As he said, "ω, ω² are the cube roots of unity", that is, they are those two values you refer to; and the equation, x=1+ω^x+ω^(2x) is symmetric in ω, in the sense that if you replace ω with ω^2, the equation is unchanged because ω^4 = ω. As a result, it doesn't matter which one you call ω.

 

[JeffM]

As he said, "ω, ω² are the cube roots of unity", that is, they are those two values you refer to; and the equation, x=1+ω^x+ω^(2x) is symmetric in ω, in the sense that if you replace ω with ω^2, the equation is unchanged because ω^4 = ω. As a result, it doesn't matter which one you call ω.

Thank you.

 

[Dr.Peterson]

Hello.
I need help solving this please
X=1+ω^x+ω^2x

Where ω, ω² are the cubic roots of unity

Have you followed the discussion and tried doing what I said to do?
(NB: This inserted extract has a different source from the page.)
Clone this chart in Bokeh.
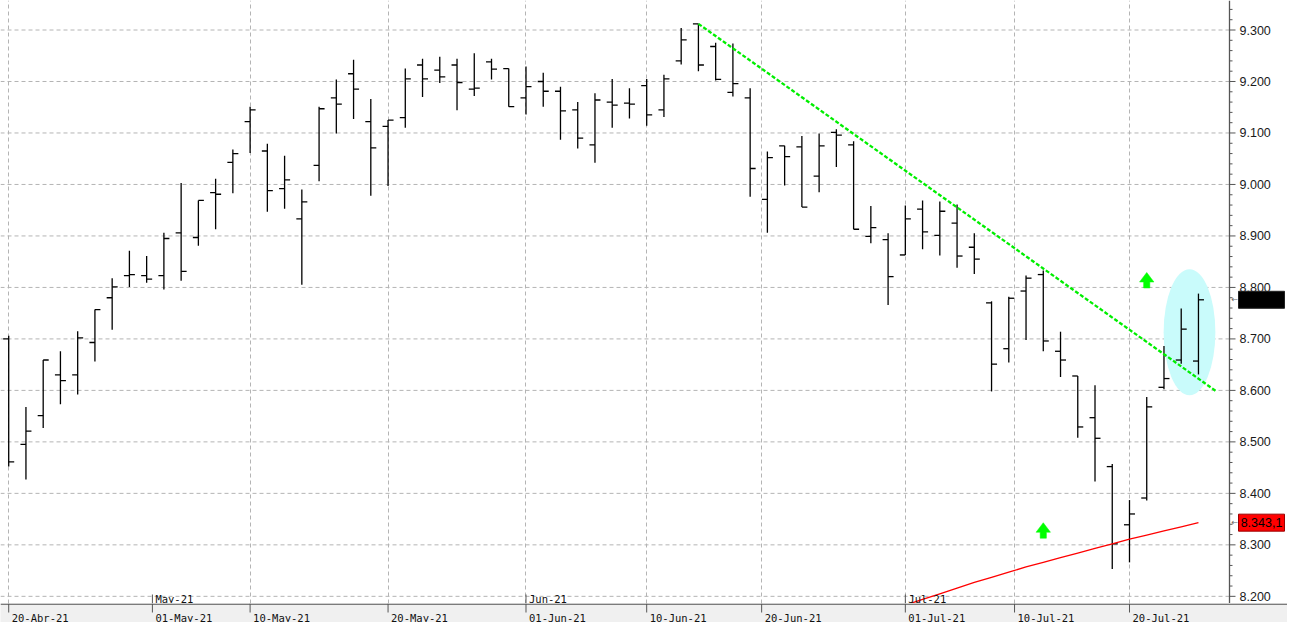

You can find a rather simple real solution; the complexity I mentioned is largely due to wanting to be sure we have all solutions, especially if x is not required to be real.

I'd still like to know the context of the question. What course is this for, and what techniques have you learned?